The Search for Vanishing Ice

In February 2025, Canadian military pilots embarked on what should have been a routine reconnaissance mission across the western Arctic, searching for suitable landing sites for heavy transport aircraft. Their Twin Otter planes surveyed vast expanses of white that stretched beyond the horizon, but beneath the deceptively uniform surface lay a critical problem.

The teams needed sea ice at least 1.5 meters thick to support a 34-tonne Hercules transport plane, yet despite scouring ten potential locations stretching as far as Herschel Island off Yukon’s coast, no suitable site could be found.

This unprecedented situation forced military planners to improvise, ultimately choosing to build a landing area on a frozen lake, marking the first time a Hercules had landed on fresh water in such conditions. While officials framed this as “enhancing operational flexibility,” the reality was more sobering: the failure to locate sufficiently thick sea ice during the depths of winter highlighted how dramatically the Arctic land has transformed.

Equipment Battles Against Extremes

Arctic Defense Melting Away (Image via Getty)

The same climate volatility that melted away reliable ice formations also wreaked havoc on military equipment and personnel during the exercises. Modern military technology, designed for precision and reliability, proved surprisingly vulnerable to the Arctic’s temperature extremes.

Lithium-ion batteries in communication devices shut down completely in the cold, creating communications blackouts that left teams isolated on the tundra. Transport helicopters were grounded by frigid conditions, while snowmobiles—essential for Arctic mobility—broke down or plunged through unexpectedly thin ice.

Major Matthew Hefner, a senior adviser for Arctic operations with the U.S. Army’s Cold Regions Research and Engineering Laboratory, witnessed firsthand how the environment dominated every aspect of military operations. “In kinetic fight or a civil response, the primary enemy is the cold”, Hefner explained, noting that exposed skin could sustain lasting damage within minutes while hypothermia quickly led to dangerous confusion.

His team lost two snowmobiles when they fell through ice that appeared solid, illustrating how traditional knowledge about Arctic conditions no longer applied.

A Defense System in Retreat

The implications extend far beyond equipment failures and operational challenges. Lieutenant Colonel Darren Turner, commanding Operation Nanook’s land forces, delivered a stark assessment of the changing strategic land: “Our first level of defense is leaving us”.

For decades, military planners relied on the Arctic’s natural hostility to serve as an effective deterrent against potential adversaries. The region’s ability to render high-tech equipment useless and break down human endurance provided Canada with a formidable defensive barrier that required no maintenance or deployment costs.

However, climate change has fundamentally altered this equation. The Arctic is warming four times faster than the global average, creating erratic conditions that swing between dangerous cold and dangerous warmth.

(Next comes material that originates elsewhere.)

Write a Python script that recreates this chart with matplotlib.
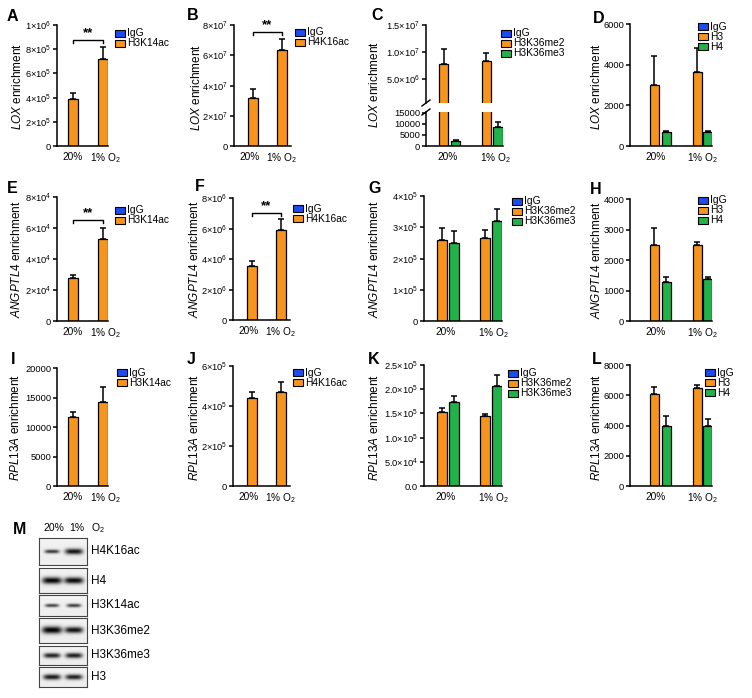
import numpy as np
import matplotlib
matplotlib.use('Agg')
import matplotlib.pyplot as plt
from matplotlib.patches import Rectangle
from matplotlib.lines import Line2D

plt.rcParams['font.family'] = ['Liberation Sans', 'DejaVu Sans']
plt.rcParams['mathtext.fontset'] = 'custom'
plt.rcParams['mathtext.rm'] = 'Liberation Sans'
plt.rcParams['mathtext.it'] = 'Liberation Sans:italic'
plt.rcParams['mathtext.bf'] = 'Liberation Sans:bold'

# ---------------- data ----------------
conditions = ['20%', '1% O$_2$']
igg_zero = [0, 0]

LOX_H3K14ac = [3.9e5, 7.2e5];      LOX_H3K14ac_err = [0.5e5, 1.0e5]
LOX_H4K16ac = [3.15e7, 6.35e7];    LOX_H4K16ac_err = [0.65e7, 0.75e7]
LOX_H3K36me2 = [7.7e6, 8.3e6];     LOX_H3K36me2_err = [2.8e6, 1.5e6]
LOX_H3K36me3 = [2200, 8500];       LOX_H3K36me3_err = [600, 2500]
LOX_H3 = [3000, 3650];             LOX_H3_err = [1450, 1150]
LOX_H4 = [680, 700];               LOX_H4_err = [70, 60]

ANGPTL4_H3K14ac = [2.8e4, 5.3e4];  ANGPTL4_H3K14ac_err = [0.2e4, 0.7e4]
ANGPTL4_H4K16ac = [3.55e6, 5.9e6]; ANGPTL4_H4K16ac_err = [0.3e6, 0.7e6]
ANGPTL4_H3K36me2 = [2.58e5, 2.67e5]; ANGPTL4_H3K36me2_err = [0.4e5, 0.25e5]
ANGPTL4_H3K36me3 = [2.5e5, 3.2e5];   ANGPTL4_H3K36me3_err = [0.38e5, 0.37e5]
ANGPTL4_H3 = [2500, 2480];         ANGPTL4_H3_err = [560, 120]
ANGPTL4_H4 = [1280, 1380];         ANGPTL4_H4_err = [160, 70]

RPL13A_H3K14ac = [11700, 14200];   RPL13A_H3K14ac_err = [800, 2600]
RPL13A_H4K16ac = [4.4e5, 4.7e5];   RPL13A_H4K16ac_err = [0.3e5, 0.5e5]
RPL13A_H3K36me2 = [1.52e5, 1.44e5]; RPL13A_H3K36me2_err = [0.1e5, 0.04e5]
RPL13A_H3K36me3 = [1.73e5, 2.06e5]; RPL13A_H3K36me3_err = [0.12e5, 0.24e5]
RPL13A_H3 = [6080, 6450];          RPL13A_H3_err = [470, 250]
RPL13A_H4 = [4000, 4000];          RPL13A_H4_err = [600, 400]

blot_names = ['H4K16ac', 'H4', 'H3K14ac', 'H3K36me2', 'H3K36me3', 'H3']
band_20 = [0.35, 0.95, 0.25, 1.0, 0.6, 0.7]
band_1 = [0.75, 0.9, 0.3, 0.8, 0.65, 0.65]

# ---------------- style ----------------
BLUE = '#1C4BF0'
ORANGE = '#F7941D'
GREEN = '#22B24A'

W, H = 752, 698
fig = plt.figure(figsize=(W / 100, H / 100), dpi=100)


def add_ax(x0, yt, x1, yb):
    return fig.add_axes([x0 / W, 1 - yb / H, (x1 - x0) / W, (yb - yt) / H])


def sci(m, e):
    return f"{m}×10$^{{{e}}}$"


def style(ax, xmax, ymin, ymax, yticks, yticklabels, tickpos=None, bottom=True):
    ax.set_xlim(0, xmax)
    ax.set_ylim(ymin, ymax)
    for s in ['top', 'right']:
        ax.spines[s].set_visible(False)
    ax.spines['left'].set_linewidth(1.1)
    ax.spines['bottom'].set_linewidth(1.1)
    if not bottom:
        ax.spines['bottom'].set_visible(False)
    ax.set_yticks(yticks)
    ax.set_yticklabels(yticklabels)
    ax.tick_params(axis='y', direction='out', length=3, width=1.1, labelsize=6.7, pad=1.2)
    ax.tick_params(axis='x', length=0, labelsize=7.3, pad=4)
    if tickpos is not None:
        ax.set_xticks(tickpos)
        ax.set_xticklabels(conditions)
    else:
        ax.set_xticks([])
    ax.patch.set_alpha(0)


def bars(ax, xs, vals, errs, color, width):
    ax.bar(xs, vals, width=width, color=color, edgecolor='black', linewidth=0.9, zorder=2)
    if errs is not None:
        ax.errorbar(xs, vals, yerr=[np.zeros(len(vals)), errs], fmt='none', ecolor='black',
                    elinewidth=1.1, capsize=2.5, capthick=1.1, zorder=3)


def legend(x, y0, labels, colors, pitch=10):
    for i, (lab, c) in enumerate(zip(labels, colors)):
        yc = y0 + i * pitch
        fig.patches.append(Rectangle((x / W, 1 - (yc + 3.5) / H), 10 / W, 7 / H,
                                     transform=fig.transFigure, facecolor=c,
                                     edgecolor='black', linewidth=0.8))
        fig.text((x + 12) / W, 1 - yc / H, lab, fontsize=7.4, va='center', ha='left')


def letter(x, y, s):
    fig.text(x / W, 1 - y / H, s, fontsize=11.5, fontweight='bold', va='top', ha='left')


def ylab(x, y, gene):
    fig.text(x / W, 1 - y / H, f"$\\it{{{gene}}}$ enrichment", rotation=90,
             fontsize=8.5, va='center', ha='center')


def sig(ax, x1, x2, y, ymax):
    d = 0.025 * ymax
    ax.add_line(Line2D([x1, x1, x2, x2], [y - d, y, y, y - d], color='black', lw=1.0,
                       clip_on=False))
    ax.text((x1 + x2) / 2, y + 0.005 * ymax, '**', ha='center', va='bottom',
            fontsize=9.5, fontweight='bold')


# column layouts (pixels within axes)
C0 = dict(xmax=51, igg=[6, 36], m=[16, 46], w=9.5, tick=[15.5, 48.5])
C1 = dict(xmax=57, igg=[9, 38], m=[19, 48], w=9.5, tick=[15.5, 48])
C2 = dict(xmax=78, igg=[6, 49], m2=[18, 61], m3=[30, 73], w=9.5, tick=[22, 70])
C3 = dict(xmax=82, igg=[12, 55], m2=[24, 67], m3=[36, 77.5], w=9, tick=[26, 73])


def two_panel(box, lay, ymax, yticks, ylabels, vals, errs, leg_label, leg_xy, sig_y=None):
    ax = add_ax(*box)
    style(ax, lay['xmax'], 0, ymax, yticks, ylabels, lay['tick'])
    bars(ax, lay['igg'], igg_zero, None, BLUE, lay['w'])
    bars(ax, lay['m'], vals, errs, ORANGE, lay['w'])
    legend(leg_xy[0], leg_xy[1], ['IgG', leg_label], [BLUE, ORANGE])
    if sig_y is not None:
        sig(ax, lay['m'][0], lay['m'][1], sig_y, ymax)
    return ax


def three_panel(box, lay, ymax, yticks, ylabels, v2, e2, v3, e3, labs, leg_xy):
    ax = add_ax(*box)
    style(ax, lay['xmax'], 0, ymax, yticks, ylabels, lay['tick'])
    bars(ax, lay['igg'], igg_zero, None, BLUE, lay['w'])
    bars(ax, lay['m2'], v2, e2, ORANGE, lay['w'])
    bars(ax, lay['m3'], v3, e3, GREEN, lay['w'])
    legend(leg_xy[0], leg_xy[1], ['IgG'] + labs, [BLUE, ORANGE, GREEN])
    return ax


# ---- Row 1: LOX ----
two_panel((57, 25, 108, 146), C0, 1e6, [0, 2e5, 4e5, 6e5, 8e5, 1e6],
          ['0', sci(2, 5), sci(4, 5), sci(6, 5), sci(8, 5), sci(1, 6)],
          LOX_H3K14ac, LOX_H3K14ac_err, 'H3K14ac', (115, 33.5), sig_y=8.76e5)
two_panel((234, 25, 291, 146), C1, 8e7, [0, 2e7, 4e7, 6e7, 8e7],
          ['0', sci(2, 7), sci(4, 7), sci(6, 7), sci(8, 7)],
          LOX_H4K16ac, LOX_H4K16ac_err, 'H4K16ac', (295, 32), sig_y=7.55e7)

# C: broken axis
axu = add_ax(426, 25, 503, 103)
style(axu, C2['xmax'], 5.6e5, 1.5e7, [5e6, 1e7, 1.5e7],
      [sci('5.0', 6), sci('1.0', 7), sci('1.5', 7)], None, bottom=False)
axl = add_ax(426, 112, 503, 146)
style(axl, C2['xmax'], 0, 15450, [0, 5000, 10000, 15000],
      ['0', '5000', '10000', '15000'], C2['tick'])
for a in (axu, axl):
    bars(a, C2['igg'], igg_zero, None, BLUE, C2['w'])
    bars(a, C2['m2'], LOX_H3K36me2, LOX_H3K36me2_err, ORANGE, C2['w'])
    bars(a, C2['m3'], LOX_H3K36me3, LOX_H3K36me3_err, GREEN, C2['w'])
legend(501, 33.5, ['IgG', 'H3K36me2', 'H3K36me3'], [BLUE, ORANGE, GREEN])
for (xa, ya, xb, yb) in [(422, 106, 430, 100), (422, 115, 430, 109)]:
    fig.add_artist(Line2D([xa / W, xb / W], [1 - ya / H, 1 - yb / H], color='black', lw=1.0,
                          transform=fig.transFigure))

three_panel((630, 24, 712, 146), C3, 6000, [0, 2000, 4000, 6000],
            ['0', '2000', '4000', '6000'], LOX_H3, LOX_H3_err, LOX_H4, LOX_H4_err,
            ['H3', 'H4'], (698, 26.5))

# ---- Row 2: ANGPTL4 ----
two_panel((57, 197, 108, 321), C0, 8e4, [0, 2e4, 4e4, 6e4, 8e4],
          ['0', sci(2, 4), sci(4, 4), sci(6, 4), sci(8, 4)],
          ANGPTL4_H3K14ac, ANGPTL4_H3K14ac_err, 'H3K14ac', (115, 210), sig_y=6.5e4)
two_panel((233, 198, 290, 320), C1, 8e6, [0, 2e6, 4e6, 6e6, 8e6],
          ['0', sci(2, 6), sci(4, 6), sci(6, 6), sci(8, 6)],
          ANGPTL4_H4K16ac, ANGPTL4_H4K16ac_err, 'H4K16ac', (293, 208.5), sig_y=7.0e6)
three_panel((424, 196, 502, 321), C2, 4e5, [0, 1e5, 2e5, 3e5, 4e5],
            ['0', sci(1, 5), sci(2, 5), sci(3, 5), sci(4, 5)],
            ANGPTL4_H3K36me2, ANGPTL4_H3K36me2_err, ANGPTL4_H3K36me3, ANGPTL4_H3K36me3_err,
            ['H3K36me2', 'H3K36me3'], (512, 201.5))
three_panel((630, 199, 712, 321), C3, 4000, [0, 1000, 2000, 3000, 4000],
            ['0', '1000', '2000', '3000', '4000'], ANGPTL4_H3, ANGPTL4_H3_err,
            ANGPTL4_H4, ANGPTL4_H4_err, ['H3', 'H4'], (698, 200))

# ---- Row 3: RPL13A ----
two_panel((57, 368, 108, 486), C0, 20000, [0, 5000, 10000, 15000, 20000],
          ['0', '5000', '10000', '15000', '20000'],
          RPL13A_H3K14ac, RPL13A_H3K14ac_err, 'H3K14ac', (117, 372.5))
two_panel((233, 366, 290, 486), C1, 6e5, [0, 2e5, 4e5, 6e5],
          ['0', sci(2, 5), sci(4, 5), sci(6, 5)],
          RPL13A_H4K16ac, RPL13A_H4K16ac_err, 'H4K16ac', (293, 372.5))
three_panel((424, 365, 502, 486), C2, 2.5e5, [0, 5e4, 1e5, 1.5e5, 2e5, 2.5e5],
            ['0.0', sci('5.0', 4), sci('1.0', 5), sci('1.5', 5), sci('2.0', 5), sci('2.5', 5)],
            RPL13A_H3K36me2, RPL13A_H3K36me2_err, RPL13A_H3K36me3, RPL13A_H3K36me3_err,
            ['H3K36me2', 'H3K36me3'], (508, 373.5))
three_panel((630, 365, 712, 486), C3, 8000, [0, 2000, 4000, 6000, 8000],
            ['0', '2000', '4000', '6000', '8000'], RPL13A_H3, RPL13A_H3_err,
            RPL13A_H4, RPL13A_H4_err, ['H3', 'H4'], (705, 372.5))

# letters and y labels
for (x, y, s) in [(7, 9, 'A'), (187, 8, 'B'), (371, 8, 'C'), (593, 11, 'D'),
                  (7, 181, 'E'), (195, 179, 'F'), (368, 181, 'G'), (590, 182, 'H'),
                  (11, 352, 'I'), (187, 352, 'J'), (368, 352, 'K'), (592, 352, 'L'),
                  (13, 522, 'M')]:
    letter(x, y, s)

for (x, y, g) in [(18, 87, 'LOX'), (196, 88, 'LOX'), (375, 85, 'LOX'), (597, 87, 'LOX'),
                  (17, 259, 'ANGPTL4'), (195, 259, 'ANGPTL4'), (374, 259, 'ANGPTL4'),
                  (597, 260, 'ANGPTL4'),
                  (16, 427, 'RPL13A'), (195, 427, 'RPL13A'), (374, 427, 'RPL13A'),
                  (597, 427, 'RPL13A')]:
    ylab(x, y, g)

# ---- M: western blot ----
fig.text(53.5 / W, 1 - 528 / H, '20%', fontsize=7.5, va='center', ha='center')
fig.text(77 / W, 1 - 528 / H, '1%', fontsize=7.5, va='center', ha='center')
fig.text(98 / W, 1 - 528 / H, 'O$_2$', fontsize=7.5, va='center', ha='center')

blot_rows = [(538, 565), (568, 593), (595, 616), (618, 643), (646, 665), (667, 687)]
lane_x = [52, 74]
for name, i20, i1, (yt, yb) in zip(blot_names, band_20, band_1, blot_rows):
    bax = add_ax(39, yt, 87, yb)
    w = 48
    h = yb - yt
    res = 4
    xx = np.linspace(0, w, w * res)
    yy = np.linspace(0, h, h * res)
    X, Y = np.meshgrid(xx, yy)
    img = 0.95 - 0.02 * (Y / h)
    for cx, inten in zip(lane_x, [i20, i1]):
        cx_rel = cx - 39
        L = 12 + 8 * inten
        T = 2.2 + 4.8 * inten
        band = np.exp(-np.abs((X - cx_rel) / (L / 2)) ** 4) * np.exp(-((Y - h / 2) / (T / 2)) ** 2)
        img = img - (0.6 + 0.35 * inten) * band
    bax.imshow(np.clip(img, 0, 1), cmap='gray', vmin=0, vmax=1, extent=[0, w, h, 0],
               aspect='auto', interpolation='bilinear')
    bax.set_xticks([])
    bax.set_yticks([])
    for s in bax.spines.values():
        s.set_linewidth(0.8)
        s.set_edgecolor('#444444')
    fig.text(91 / W, 1 - ((yt + yb) / 2) / H, name, fontsize=8.5, va='center', ha='left')

fig.savefig('out.png', dpi=100)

Justin Pascal, a member of the Canadian Rangers and Inuvik resident, described experiencing unprecedented temperature fluctuations: “This year it was jumping between -8°C, -40°C, back to -8°C and then even above 0°C at the beginning of the year”. Such volatility makes it nearly impossible to predict conditions or plan operations effectively.

Strategic Implications for National Security

These environmental changes are occurring precisely when geopolitical tensions in the Arctic are intensifying. As sea ice retreats and new shipping routes open through the Northwest Passage, foreign interest in the region continues to grow. Canada faces the paradox of needing to strengthen its Arctic presence just as the natural barriers that once protected the region are disappearing.

The military has responded by expanding Operation Nanook from a five-to-six-month annual presence to potentially ten months or more, seeking to maintain “near-permanent” operations in the Arctic. However, this increased commitment comes with significant challenges, as forces must now prepare for an environment that is simultaneously more accessible to potential adversaries and more unpredictable for defensive operations.

The transformation of Canada’s Arctic from an impregnable natural fortress to a volatile and contested frontier represents one of climate change’s most profound strategic implications, forcing military planners to completely reimagine how they defend the nation’s northern borders.